Le commissaire aux affaires économiques, Olli Rehn a rappelé la nécessité que l’Allemagne fasse sauter "ce qui bloque la croissance de la demande intérieure". Le Ministère des Finances allemand a immédiatement réagi, disant qu’il  "n'y a pas en Allemagne de déséquilibres qui mériteraient une correction", invoquant "une croissance robuste des salaires", une hausse de la consommation des ménages et une reprise graduelle de l'investissement des entreprises.

La France

La reprise graduelle de la croissance en France se traduira selon la Commission par une hausse de 0,2 % en 2013, de 0,9 % en 2014  et de 1,7 % en 2015.

Mais la France ne parviendra pas à passer en dessous des 3 % de déficit public en 2015, avec un déficit de 4,1 % en 2013, de 3,8 % en 2014 et de 3,7 % en 2015. Ce déficit public sera nettement supérieur aux objectifs fixés à la France par la Commission, qui lui a donné jusqu'à 2015 pour revenir à un déficit inférieur à 3 % du PIB. Le commissaire européen chargé des affaires économiques, Olli Rehn, a néanmoins déclaré qu’il concentrera son analyse sur "l'ajustement structurel" et non le chiffre nominal, pour juger des efforts budgétaires de Paris.

La Belgique

La Belgique verra une croissance de son PIB de 0,1 % seulement en 2013, ensuite de 1,1 % en 2014 et puis de 1,4 % en 2015. La Belgique pourrait sortir au printemps 2014 de la procédure d'infraction pour déficit excessif qui a été lancée contre elle. C’est ce qu’a laissé  a laissé entendre mardi le commissaire européen Olli Rehn, au vu des prévisions économiques de Bruxelles qui tablent sur un déficit inférieur à 3 % jusqu'en 2015. Elle affichera un déficit de 2,8 % en 2013, de 2,6 % en 2014 et de 2,5 % en 2015. Mais il faudra attendre le printemps 2015, lorsque les chiffres définitifs seront disponibles, pour que la Commission propose une décision dans ce sens au Conseil européen.

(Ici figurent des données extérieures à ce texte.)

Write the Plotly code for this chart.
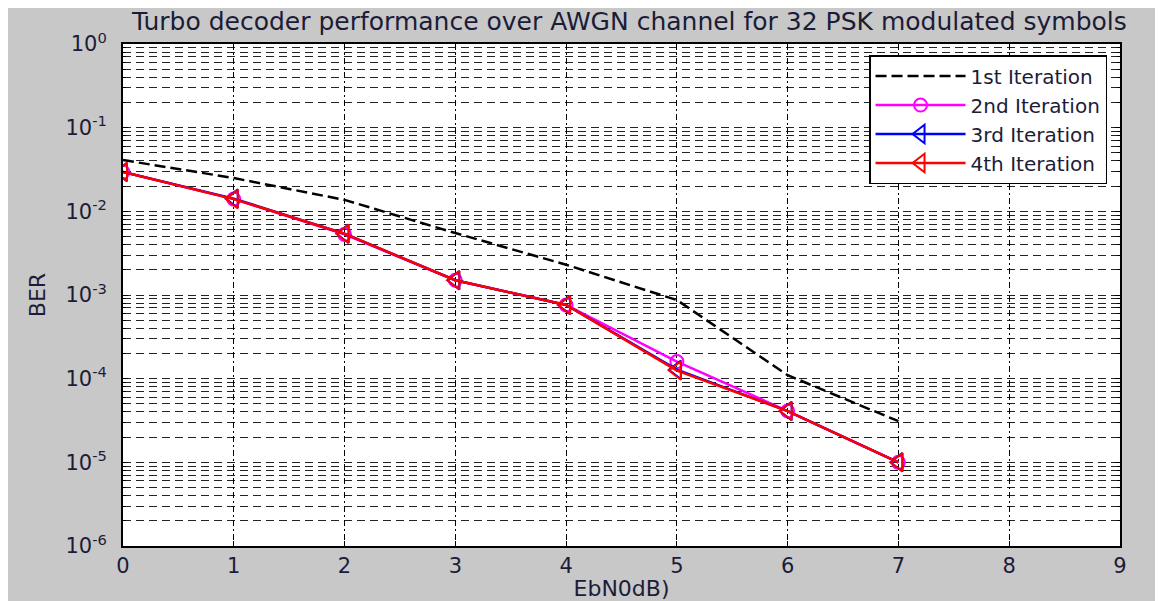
import plotly.graph_objects as go

ebn0 = [0, 1, 2, 3, 4, 5, 6, 7]
ber_it1 = [0.041, 0.025, 0.0137, 0.0055, 0.0023, 0.00087, 0.00011, 0.000031]
ber_it2 = [0.0295, 0.014, 0.0053, 0.0015, 0.00076, 0.00016, 0.000041, 0.00001]
ber_it3 = [0.0295, 0.0142, 0.0054, 0.0015, 0.00076, 0.000128, 0.000041, 0.00001]
ber_it4 = [0.0295, 0.014, 0.0054, 0.0015, 0.00076, 0.000125, 0.000041, 0.00001]
names = ["1st Iteration", "2nd Iteration", "3rd Iteration", "4th Iteration"]

x_ticks = list(range(0, 10))
y_tickvals = [1, 1e-1, 1e-2, 1e-3, 1e-4, 1e-5, 1e-6]
y_ticktext = ["10<sup>0</sup>", "10<sup>-1</sup>", "10<sup>-2</sup>", "10<sup>-3</sup>",
              "10<sup>-4</sup>", "10<sup>-5</sup>", "10<sup>-6</sup>"]

FONT = "DejaVu Sans"
TXT = "#1c1c38"

fig = go.Figure()
fig.add_trace(go.Scatter(x=ebn0, y=ber_it1, name=names[0], mode="lines",
                         line=dict(color="black", width=2.5, dash="11px,5px")))
fig.add_trace(go.Scatter(x=ebn0, y=ber_it2, name=names[1], mode="lines+markers",
                         line=dict(color="#ff00ff", width=2.5),
                         marker=dict(symbol="circle-open", size=13, color="#ff00ff",
                                     line=dict(width=2))))
fig.add_trace(go.Scatter(x=ebn0, y=ber_it3, name=names[2], mode="lines+markers",
                         line=dict(color="#0000ff", width=2.5),
                         marker=dict(symbol="triangle-left-open", size=16, color="#0000ff",
                                     line=dict(width=2))))
fig.add_trace(go.Scatter(x=ebn0, y=ber_it4, name=names[3], mode="lines+markers",
                         line=dict(color="#ff0000", width=2.5),
                         marker=dict(symbol="triangle-left-open", size=16, color="#ff0000",
                                     line=dict(width=2))))

fig.update_layout(
    width=1155, height=593,
    paper_bgcolor="#c8c8c8", plot_bgcolor="white",
    margin=dict(l=115, r=43, t=36, b=55, autoexpand=False),
    font=dict(family=FONT, size=20, color=TXT),
    title=dict(text="Turbo decoder performance over AWGN channel for 32 PSK modulated symbols",
               x=0.538, xanchor="center", xref="container", y=0.978, yanchor="middle",
               yref="container", font=dict(size=25, family=FONT, color=TXT)),
    showlegend=True,
    legend=dict(x=0.987, xanchor="right", y=0.978, yanchor="top",
                bgcolor="white", bordercolor="black", borderwidth=1.5,
                font=dict(size=20, family=FONT, color=TXT), tracegroupgap=0,
                itemwidth=90),
    xaxis=dict(range=[0, 9], tickvals=x_ticks, showgrid=True, gridcolor="black",
               griddash="6px,3px,2px,3px", gridwidth=1, showline=True, linecolor="black",
               linewidth=2, mirror="ticks", ticks="inside", ticklen=5,
               tickcolor="black", zeroline=False, automargin=False,
               title=dict(text="EbN0dB)", standoff=4, font=dict(size=22, family=FONT)),
               tickfont=dict(size=21, family=FONT)),
    yaxis=dict(type="log", range=[-6, 0], tickvals=y_tickvals, ticktext=y_ticktext,
               showgrid=True, gridcolor="#222", griddash="8px,5px", gridwidth=1,
               showline=True, linecolor="black", linewidth=2, mirror="ticks",
               ticks="inside", ticklen=5, tickcolor="black", zeroline=False,
               ticklabelstandoff=10, automargin=False,
               minor=dict(dtick="D1", showgrid=True, gridcolor="#222", griddash="8px,5px",
                          gridwidth=1, ticks="inside", ticklen=3, tickcolor="black"),
               title=dict(text="BER", standoff=14, font=dict(size=22, family=FONT)),
               tickfont=dict(size=21, family=FONT)),
)

fig.write_html("out.html")
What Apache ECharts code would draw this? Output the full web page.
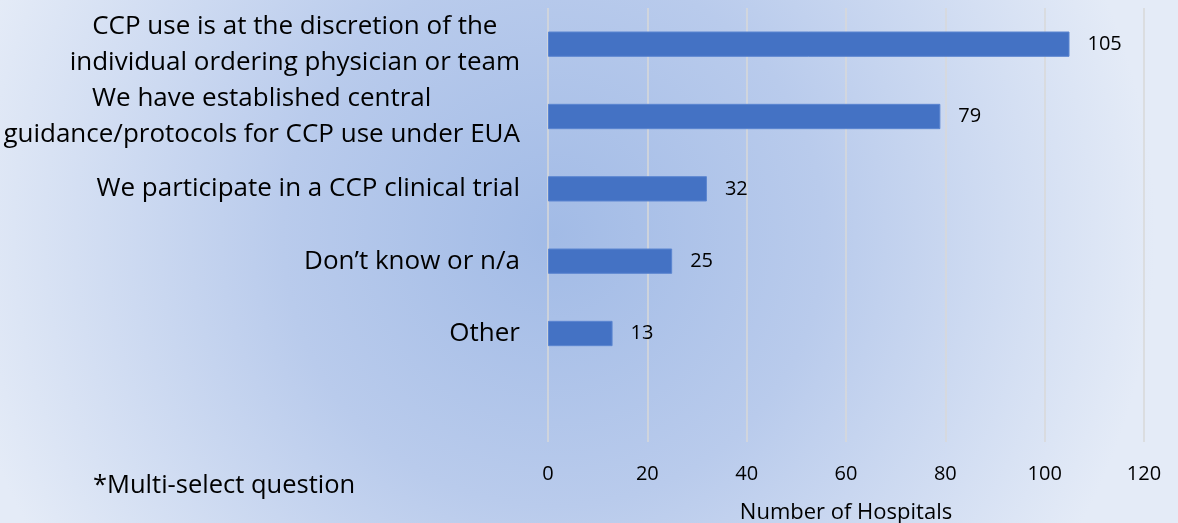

Aussi la tendance devra être "durable". Le Premier ministre belge, Elio Di Rupo, a réagi dans un communiqué en saluant ces prévisions, soulignant que "la situation s'améliore notamment grâce à des efforts structurels importants". Reste que la Commission prévoit toujours un taux d'endettement public de la Belgique de 100,4 % en 2013, de 101,3 % en 2014 et de 101 % en 2015.

Le Portugal

Concernant le Portugal, d’où viennent plus de 90 000 immigrés vivant au Luxembourg, près de 18 % de la population, la croissance sera encore négative pour 2013, avec – 1,8 %, mais la récession sera moins forte que prévue au printemps 2013, où la Commission envisageait encore une récession de l’ordre de 2,3 %. En 2014, la croissance sera de 0,8 % et de 1,5 % en 2015. Le pays atteindrait ses objectifs budgétaires pour 2013. Les risques relatifs au déficit portugais sont "principalement de nature juridique": si la Cour constitutionnelle déclare anticonstitutionnelles les mesures choisies de concert avec la 'troïka', « le gouvernement devra les remplacer avec de nouvelles mesures » d'un impact équivalent sur le budget, a prévenu Olli Rehn. Le chômage, qui atteint 17, 4 % en 2013, ne baissera pas pour autant, puisqu’il ira en 2014 à la hausse vers les 17,7 % pour baisser ensuite légèrement en 2015 à 17,3 %.